A raíz de las convulsiones financieras que provocó el estallido de la burbuja inmobiliaria, merced a las «hipotecas basura» que muchos ciudadanos ya no podían pagar ante la pérdida de poder adquisitivo, la gente asistió anonadada al espectáculo de ver cómo los estados ponían ingentes cantidades de dinero público en manos de las entidades financieras privadas que, por su mala gestión, estaban al borde de la quiebra. La justificación era, según nos decían, que de no actuar en esa línea todo el sistema financiero se vendría abajo y el mundo entraría en una espiral infernal hacia la crisis total y el caos. Los ciudadanos tragaron con la fechoría y dejaron que los políticos les metieran la mano en el bolsillo y repartieran su dinero injustamente; lo mismo lo hicieron los conservadores de derecha que los socialdemócratas de seudoizquierda. Hubo una excepción, la de Islandia, donde sus poco más de 330.000 habitantes dijeron que nones. Con el apoyo de su presidente, nacionalizaron la banca y dieron a elegir a los políticos incompetentes y a los banqueros, que habían jugado con su futuro, entre el exilio y la cárcel; de paso también se negaron a asumir la deuda. Fue una sabia decisión que tendría la prueba del nueve muy poco tiempo después, porque la iniciativa gubernamental de salvar el culo a los bancos puso la mayoría de las arcas nacionales al borde de la quiebra, con la consecuencia de que los tipos de interés que los mercados exigían por comprar deuda pública se dispararon. Los políticos y los banqueros que habían llevado al mundo hasta esta situación no sólo no purgaron sus culpas sino que empezaron a tomar y a patrocinar toda una serie de medidas antisociales que hacían recaer sobre las espaldas de los ciudadanos inocentes sacrificios que, sin la coartada del miedo a la crisis, habrían provocado la revolución. En esa vorágine todavía estamos inmersos, pero el desenlace aún es un enigma.
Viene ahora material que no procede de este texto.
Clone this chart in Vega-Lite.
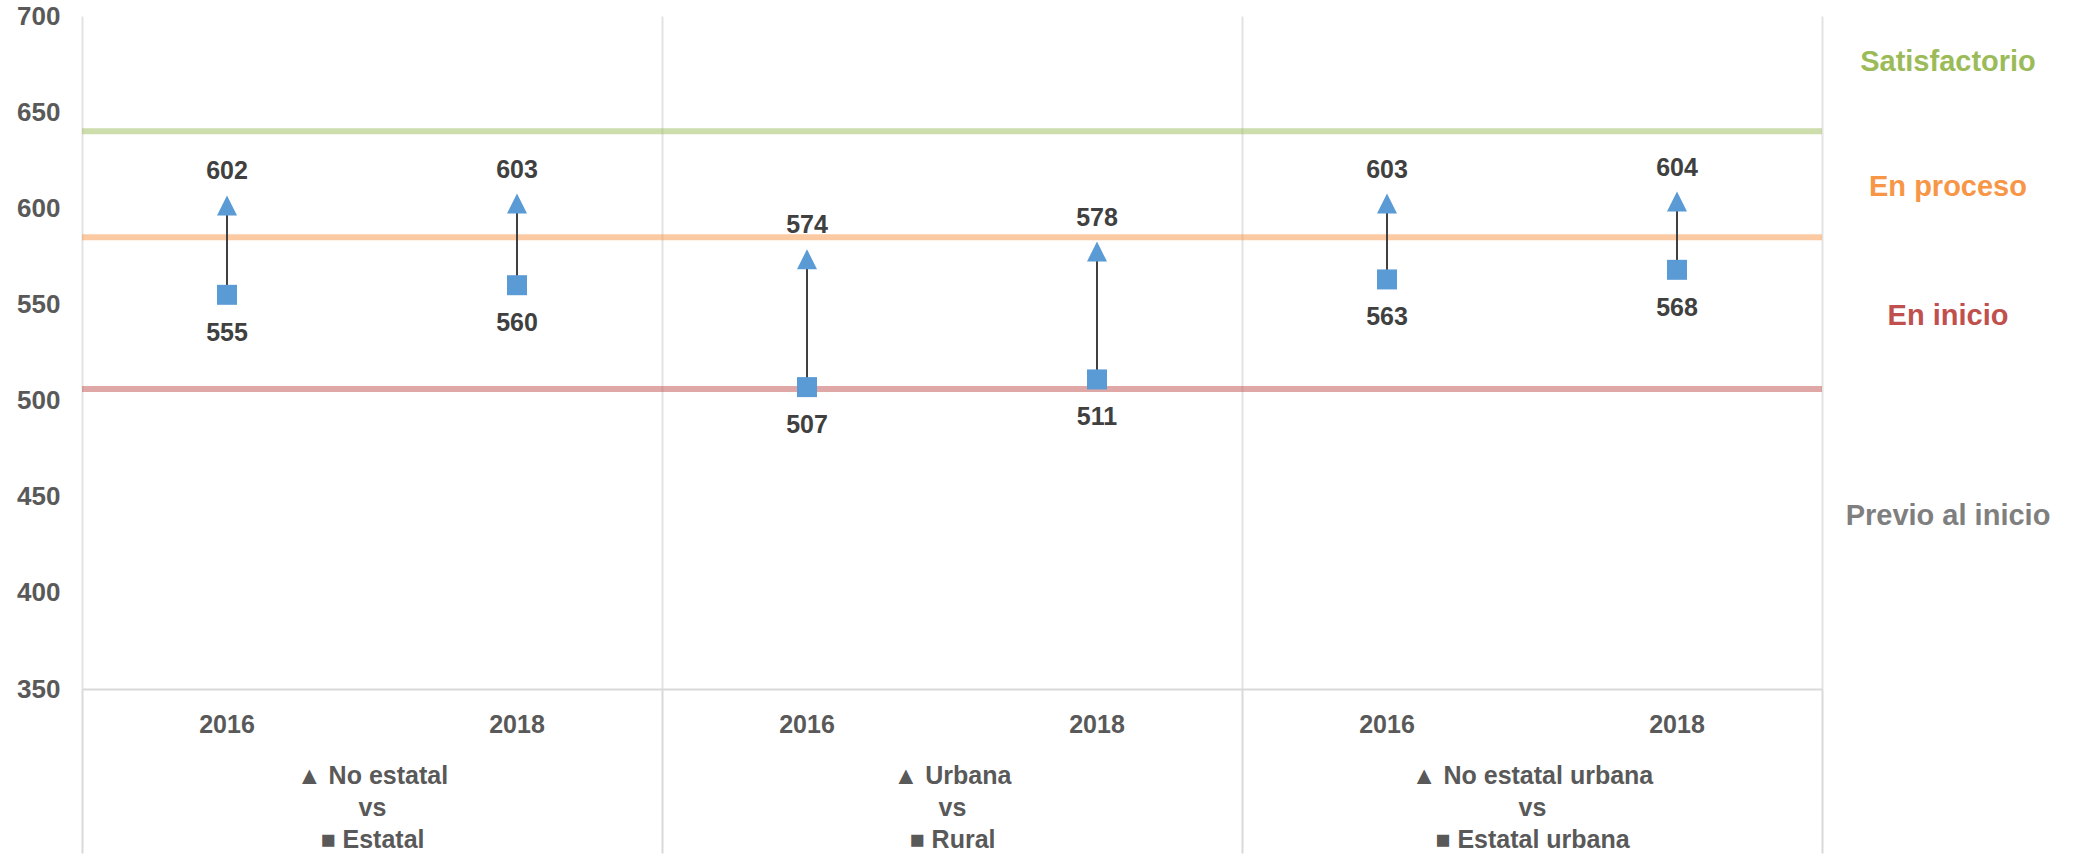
{
  "$schema": "https://vega.github.io/schema/vega-lite/v6.json",
  "padding": {"left": 16, "top": 3, "right": 0, "bottom": 0},
  "background": "white",
  "datasets": {
    "pairs": [
      {"group": "▲ No estatal|vs|■ Estatal", "year": "2016", "top": 602, "bottom": 555},
      {"group": "▲ No estatal|vs|■ Estatal", "year": "2018", "top": 603, "bottom": 560},
      {"group": "▲ Urbana|vs|■ Rural", "year": "2016", "top": 574, "bottom": 507},
      {"group": "▲ Urbana|vs|■ Rural", "year": "2018", "top": 578, "bottom": 511},
      {"group": "▲ No estatal urbana|vs|■ Estatal urbana", "year": "2016", "top": 603, "bottom": 563},
      {"group": "▲ No estatal urbana|vs|■ Estatal urbana", "year": "2018", "top": 604, "bottom": 568}
    ],
    "cuts": [
      {"level": "Satisfactorio", "cut": 640},
      {"level": "En proceso", "cut": 585},
      {"level": "En inicio", "cut": 506}
    ],
    "levels": [
      {"level": "Satisfactorio", "score": 676},
      {"level": "En proceso", "score": 611},
      {"level": "En inicio", "score": 544},
      {"level": "Previo al inicio", "score": 440}
    ]
  },
  "spacing": 0,
  "bounds": "flush",
  "resolve": {"scale": {"color": "independent"}},
  "hconcat": [
    {
      "width": 1740,
      "height": 673,
      "data": {"name": "pairs"},
      "layer": [
        {
          "data": {"name": "cuts"},
          "mark": {"type": "rule", "strokeWidth": 6, "opacity": 0.5},
          "encoding": {
            "y": {"field": "cut", "type": "quantitative", "title": null,
              "scale": {"domain": [350, 700], "nice": false, "zero": false},
              "axis": {"title": null, "values": [350, 400, 450, 500, 550, 600, 650, 700], "domain": false, "ticks": false, "grid": false,
                "labelFontSize": 26, "labelFontWeight": "bold", "labelColor": "#595959", "labelPadding": 22, "labelFont": "Liberation Sans"}},
            "color": {"field": "level", "type": "nominal", "legend": null,
              "scale": {"domain": ["Satisfactorio", "En proceso", "En inicio", "Previo al inicio"], "range": ["#9bbb59", "#f79646", "#c0504d", "#7f7f7f"]}}
          }
        },
        {
          "mark": {"type": "rule", "color": "#404040", "strokeWidth": 2},
          "encoding": {
            "x": {"field": "group", "type": "nominal", "sort": null, "title": null,
              "scale": {"type": "band", "paddingInner": 0, "paddingOuter": 0},
              "axis": {"title": null, "orient": "bottom", "domain": true, "domainColor": "#d9d9d9", "domainWidth": 2,
                "ticks": true, "tickBand": "extent", "tickSize": 164, "tickColor": "#d9d9d9", "tickWidth": 2,
                "grid": true, "gridColor": "#e3e3e3", "gridWidth": 2,
                "labelExpr": "split(datum.label, '|')", "labelFontSize": 25, "labelFont": "Liberation Sans", "labelFontWeight": "bold",
                "labelColor": "#595959", "labelLineHeight": 32, "labelPadding": -90, "labelAngle": 0, "labelLimit": 0,
                "labelOverlap": false, "labelFlush": false, "labelBound": false}},
            "xOffset": {"field": "year", "type": "nominal", "scale": {"paddingInner": 0, "paddingOuter": 0}},
            "y": {"field": "bottom", "type": "quantitative", "title": null},
            "y2": {"field": "top"}
          }
        },
        {
          "mark": {"type": "point", "shape": "square", "filled": true, "size": 400, "color": "#5b9bd5", "opacity": 1},
          "encoding": {
            "x": {"field": "group", "type": "nominal", "sort": null, "title": null},
            "xOffset": {"field": "year", "type": "nominal"},
            "y": {"field": "bottom", "type": "quantitative", "title": null}
          }
        },
        {
          "mark": {"type": "point", "shape": "M0,-0.9L1,1.1L-1,1.1Z", "filled": true, "size": 400, "color": "#5b9bd5", "opacity": 1},
          "encoding": {
            "x": {"field": "group", "type": "nominal", "sort": null, "title": null},
            "xOffset": {"field": "year", "type": "nominal"},
            "y": {"field": "top", "type": "quantitative", "title": null}
          }
        },
        {
          "mark": {"type": "text", "dy": -33, "fontSize": 25, "fontWeight": "bold", "font": "Liberation Sans", "color": "#404040", "baseline": "middle"},
          "encoding": {
            "x": {"field": "group", "type": "nominal", "sort": null, "title": null},
            "xOffset": {"field": "year", "type": "nominal"},
            "y": {"field": "top", "type": "quantitative", "title": null},
            "text": {"field": "top", "type": "quantitative"}
          }
        },
        {
          "mark": {"type": "text", "dy": 38, "fontSize": 25, "fontWeight": "bold", "font": "Liberation Sans", "color": "#404040", "baseline": "middle"},
          "encoding": {
            "x": {"field": "group", "type": "nominal", "sort": null, "title": null},
            "xOffset": {"field": "year", "type": "nominal"},
            "y": {"field": "bottom", "type": "quantitative", "title": null},
            "text": {"field": "bottom", "type": "quantitative"}
          }
        },
        {
          "mark": {"type": "text", "dy": 36, "fontSize": 25, "fontWeight": "bold", "font": "Liberation Sans", "color": "#595959", "baseline": "middle"},
          "encoding": {
            "x": {"field": "group", "type": "nominal", "sort": null, "title": null},
            "xOffset": {"field": "year", "type": "nominal"},
            "y": {"datum": 350},
            "text": {"field": "year", "type": "nominal"}
          }
        }
      ]
    },
    {
      "width": 252,
      "height": 673,
      "data": {"name": "levels"},
      "mark": {"type": "text", "fontSize": 29, "fontWeight": "bold", "font": "Liberation Sans", "baseline": "middle", "align": "center"},
      "encoding": {
        "x": {"datum": "labels", "type": "nominal", "axis": null},
        "y": {"field": "score", "type": "quantitative", "axis": null, "scale": {"domain": [350, 700], "nice": false, "zero": false}},
        "text": {"field": "level", "type": "nominal"},
        "color": {"field": "level", "type": "nominal", "legend": null,
          "scale": {"domain": ["Satisfactorio", "En proceso", "En inicio", "Previo al inicio"], "range": ["#9bbb59", "#f79646", "#c0504d", "#7f7f7f"]}}
      }
    }
  ],
  "config": {
    "view": {"stroke": null},
    "font": "Liberation Sans"
  }
}
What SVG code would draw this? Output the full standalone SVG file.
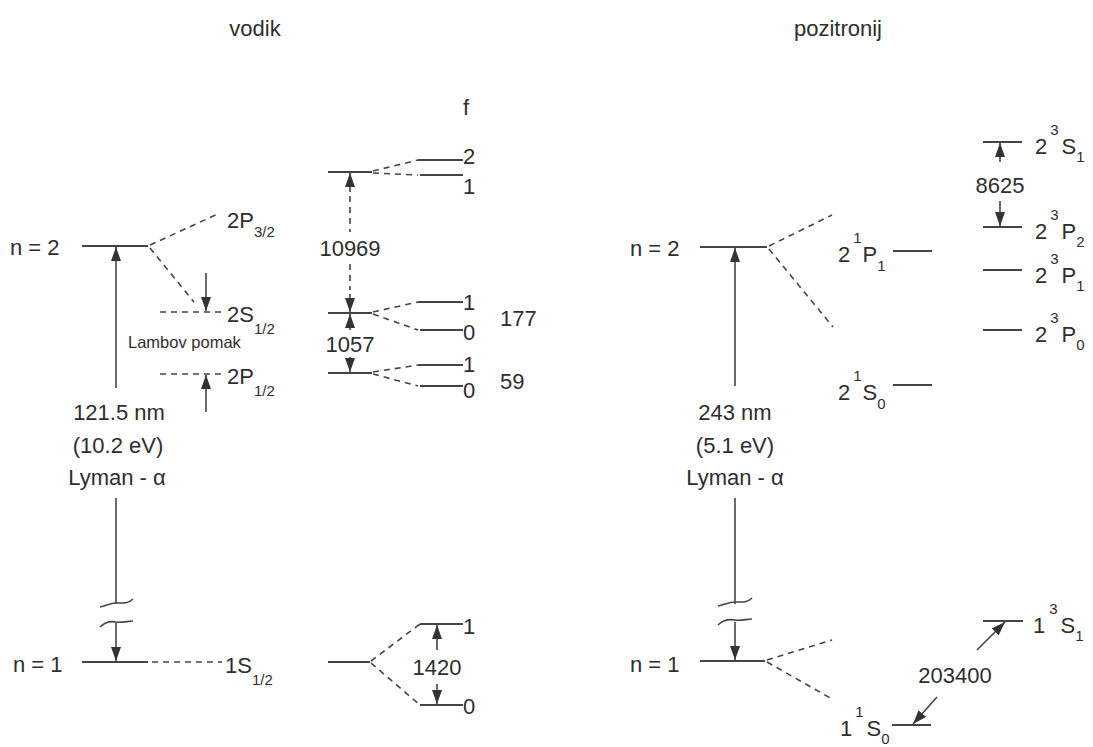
<svg xmlns="http://www.w3.org/2000/svg" width="1093" height="747" viewBox="0 0 1093 747">
<style>
text{font-family:"Liberation Sans",Arial,sans-serif;fill:#2e2e2e;font-size:22px}
.t{font-size:22px}
.s{font-size:15px}
.sm{font-size:16.5px}
.m{text-anchor:middle}
.lv{stroke:#444;stroke-width:2;fill:none}
.d{stroke:#444;stroke-width:1.6;stroke-dasharray:6,5;fill:none}
.a{stroke:#444;stroke-width:1.6;fill:none}
</style>
<defs>
<marker id="ah" viewBox="0 0 14 10" refX="14" refY="5" markerWidth="14" markerHeight="10" orient="auto" markerUnits="userSpaceOnUse"><path d="M0,0 L14,5 L0,10 z" fill="#333"/></marker>
</defs>

<g id="titles">
<text x="255" y="36" class="m">vodik</text>
<text x="838" y="36" class="m">pozitronij</text>
<text x="466" y="115" class="m">f</text>
</g>

<!-- Hydrogen -->
<g id="h-n2">
<line x1="82" y1="246" x2="148" y2="246" class="lv"/>
<text x="10" y="255">n = 2</text>
</g>
<g id="h-n1">
<line x1="82" y1="662" x2="148" y2="662" class="lv"/>
<text x="13" y="672">n = 1</text>
</g>
<g id="h-2p32">
<text x="227" y="228">2P<tspan class="s" dy="9">3/2</tspan></text>
</g>
<g id="h-2s12">
<line x1="160" y1="312" x2="222" y2="312" class="d"/>
<text x="227" y="322">2S<tspan class="s" dy="12">1/2</tspan></text>
</g>
<g id="h-2p12">
<line x1="160" y1="374" x2="222" y2="374" class="d"/>
<text x="227" y="384">2P<tspan class="s" dy="12">1/2</tspan></text>
</g>
<g id="h-lamb">
<text x="128" y="348" class="sm">Lambov pomak</text>
</g>
<g id="h-1s12">
<line x1="152" y1="662" x2="222" y2="662" class="d"/>
<text x="225" y="673">1S<tspan class="s" dy="12">1/2</tspan></text>
</g>
<g id="h-lyman">
<text x="119" y="420" class="m">121.5 nm</text>
<text x="118" y="453" class="m">(10.2 eV)</text>
<text x="117" y="485" class="m">Lyman - α</text>
</g>

<!-- hydrogen hyperfine -->
<g id="hf-2p32">
<line x1="328" y1="172" x2="372" y2="172" class="lv"/>
<line x1="418" y1="160" x2="463" y2="160" class="lv"/>
<line x1="420" y1="175" x2="463" y2="175" class="lv"/>
<text x="463" y="164">2</text>
<text x="463" y="194">1</text>
</g>
<g id="hf-2s12">
<line x1="328" y1="313" x2="372" y2="313" class="lv"/>
<line x1="418" y1="302" x2="463" y2="302" class="lv"/>
<line x1="420" y1="330" x2="463" y2="330" class="lv"/>
<text x="463" y="310">1</text>
<text x="463" y="340">0</text>
<text x="500" y="326">177</text>
</g>
<g id="hf-2p12">
<line x1="328" y1="373" x2="372" y2="373" class="lv"/>
<line x1="418" y1="365" x2="463" y2="365" class="lv"/>
<line x1="420" y1="386" x2="463" y2="386" class="lv"/>
<text x="463" y="372">1</text>
<text x="463" y="398">0</text>
<text x="500" y="389">59</text>
</g>
<g id="hf-1s12">
<line x1="328" y1="662" x2="370" y2="662" class="lv"/>
<line x1="420" y1="624" x2="463" y2="624" class="lv"/>
<line x1="420" y1="705" x2="463" y2="705" class="lv"/>
<text x="463" y="634">1</text>
<text x="463" y="714">0</text>
<text x="437" y="675" class="m">1420</text>
</g>
<g id="hf-labels">
<text x="350" y="256" class="m">10969</text>
<text x="350" y="352" class="m">1057</text>
</g>

<!-- Positronium -->
<g id="p-n2">
<line x1="700" y1="247" x2="767" y2="247" class="lv"/>
<text x="630" y="256">n = 2</text>
</g>
<g id="p-n1">
<line x1="700" y1="661" x2="765" y2="661" class="lv"/>
<text x="630" y="672">n = 1</text>
</g>
<g id="p-21p1">
<line x1="893" y1="251" x2="932" y2="251" class="lv"/>
<text x="838" y="262">2<tspan class="s" dy="-19" dx="3">1</tspan><tspan dy="19" dx="1">P</tspan><tspan class="s" dy="9">1</tspan></text>
</g>
<g id="p-21s0">
<line x1="893" y1="385" x2="932" y2="385" class="lv"/>
<text x="838" y="400">2<tspan class="s" dy="-19" dx="3">1</tspan><tspan dy="19" dx="1">S</tspan><tspan class="s" dy="9">0</tspan></text>
</g>
<g id="p-23s1">
<line x1="983" y1="142" x2="1022" y2="142" class="lv"/>
<text x="1035" y="154">2<tspan class="s" dy="-19" dx="3">3</tspan><tspan dy="19" dx="3">S</tspan><tspan class="s" dy="8">1</tspan></text>
</g>
<g id="p-23p2">
<line x1="983" y1="227" x2="1022" y2="227" class="lv"/>
<text x="1035" y="239">2<tspan class="s" dy="-19" dx="3">3</tspan><tspan dy="19" dx="3">P</tspan><tspan class="s" dy="8">2</tspan></text>
</g>
<g id="p-23p1">
<line x1="983" y1="270" x2="1022" y2="270" class="lv"/>
<text x="1035" y="283">2<tspan class="s" dy="-19" dx="3">3</tspan><tspan dy="19" dx="3">P</tspan><tspan class="s" dy="8">1</tspan></text>
</g>
<g id="p-23p0">
<line x1="983" y1="330" x2="1022" y2="330" class="lv"/>
<text x="1035" y="342">2<tspan class="s" dy="-19" dx="3">3</tspan><tspan dy="19" dx="3">P</tspan><tspan class="s" dy="8">0</tspan></text>
</g>
<g id="p-13s1">
<line x1="983" y1="621" x2="1023" y2="621" class="lv"/>
<text x="1033" y="633">1<tspan class="s" dy="-19" dx="4">3</tspan><tspan dy="19" dx="3">S</tspan><tspan class="s" dy="8">1</tspan></text>
</g>
<g id="p-11s0">
<line x1="892" y1="725" x2="931" y2="725" class="lv"/>
<text x="840" y="736">1<tspan class="s" dy="-19" dx="3">1</tspan><tspan dy="19" dx="3">S</tspan><tspan class="s" dy="8">0</tspan></text>
</g>
<g id="p-lyman">
<text x="735" y="420" class="m">243 nm</text>
<text x="735" y="453" class="m">(5.1 eV)</text>
<text x="735" y="485" class="m">Lyman - α</text>
</g>
<g id="p-labels">
<text x="1000" y="193" class="m">8625</text>
<text x="955" y="683" class="m">203400</text>
</g>

<g id="connectors">
<!-- hydrogen fine structure -->
<line x1="150" y1="245" x2="220" y2="213" class="d"/>
<line x1="150" y1="248" x2="194" y2="302" class="d"/>
<!-- Lyman alpha H -->
<line x1="116" y1="388" x2="116" y2="247" class="a" marker-end="url(#ah)"/>
<line x1="116" y1="498" x2="116" y2="604" class="a"/>
<line x1="116" y1="623" x2="116" y2="661" class="a" marker-end="url(#ah)"/>
<path d="M100,607 C106,606 110,603 116,603 C122,603 128,604 133,599" class="a"/>
<path d="M100,627 C105,622 111,621 116,622 C122,623 128,621 133,621" class="a"/>
<!-- Lamb shift arrows -->
<line x1="206" y1="273" x2="206" y2="311" class="a" marker-end="url(#ah)"/>
<line x1="206" y1="412" x2="206" y2="375" class="a" marker-end="url(#ah)"/>
<!-- hyperfine splits -->
<line x1="373" y1="171" x2="418" y2="160" class="d"/>
<line x1="373" y1="173" x2="418" y2="175" class="d"/>
<line x1="373" y1="312" x2="418" y2="302" class="d"/>
<line x1="373" y1="314" x2="418" y2="330" class="d"/>
<line x1="373" y1="372" x2="418" y2="365" class="d"/>
<line x1="373" y1="374" x2="418" y2="386" class="d"/>
<line x1="371" y1="661" x2="420" y2="624" class="d"/>
<line x1="371" y1="663" x2="420" y2="705" class="d"/>
<!-- 10969 -->
<line x1="350" y1="192" x2="350" y2="173" class="a" marker-end="url(#ah)"/>
<line x1="350" y1="196" x2="350" y2="232" class="d"/>
<line x1="350" y1="264" x2="350" y2="290" class="d"/>
<line x1="350" y1="294" x2="350" y2="312" class="a" marker-end="url(#ah)"/>
<!-- 1057 -->
<line x1="350" y1="330" x2="350" y2="314" class="a" marker-end="url(#ah)"/>
<line x1="350" y1="357" x2="350" y2="372" class="a" marker-end="url(#ah)"/>
<!-- 1420 -->
<line x1="437" y1="650" x2="437" y2="625" class="a" marker-end="url(#ah)"/>
<line x1="437" y1="684" x2="437" y2="704" class="a" marker-end="url(#ah)"/>
<!-- positronium -->
<line x1="769" y1="246" x2="832" y2="215" class="d"/>
<line x1="769" y1="249" x2="833" y2="327" class="d"/>
<line x1="735" y1="386" x2="735" y2="248" class="a" marker-end="url(#ah)"/>
<line x1="735" y1="498" x2="735" y2="604" class="a"/>
<line x1="735" y1="622" x2="735" y2="660" class="a" marker-end="url(#ah)"/>
<path d="M718,606 C724,605 729,602 735,602 C741,602 747,603 752,598" class="a"/>
<path d="M718,625 C723,620 729,619 735,620 C741,621 747,619 752,619" class="a"/>
<line x1="767" y1="660" x2="832" y2="640" class="d"/>
<line x1="767" y1="662" x2="832" y2="699" class="d"/>
<line x1="1000" y1="162" x2="1000" y2="143" class="a" marker-end="url(#ah)"/>
<line x1="1000" y1="201" x2="1000" y2="226" class="a" marker-end="url(#ah)"/>
<line x1="937" y1="697" x2="913" y2="724" class="a" marker-end="url(#ah)"/>
<line x1="977" y1="650" x2="1005" y2="622" class="a" marker-end="url(#ah)"/>
</g>
</svg>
La mayoría de los gobiernos que usufructuaban el poder cuando estalló la crisis y que se dedicaron a desmontar una buena parte del Estado del bienestar, que tanto trabajo costó construir, cayeron en cuanto se convocaron elecciones. No es que los que tomaban el relevo fueran mejores gestores ni tuvieran las ideas más claras, porque no se salió del bipartidismo y de un reparto histórico del poder político que va a entrar en quiebra, pero al menos la gente se desahogó.

Aunque lo que está pasando requiere una reacción política muy contundente, donde las acciones de los «indignados» pueden quedar como las de las hermanitas de la Caridad, las acciones judiciales tienen que fundamentarse en derecho y en la ley.

Pero ya no sólo estamos hablando de una gestión nefasta de los políticos que van a pagar varias generaciones: empezamos a ver aflorar acciones claramente delictivas. Miles de facturas impagadas guardadas en los cajones durante meses, cuando la ley establece un plazo máximo para pagar a los proveedores de sesenta días, cientos de partidas sin contabilizar, maniobras de encubrimiento del gasto de todo tipo, etcétera, mientras durante años han estado despilfarrando nuestro dinero. Ahí sí puede actuar la justicia, y debe hacerlo ya, antes de que los ciudadanos se la tomen por su mano.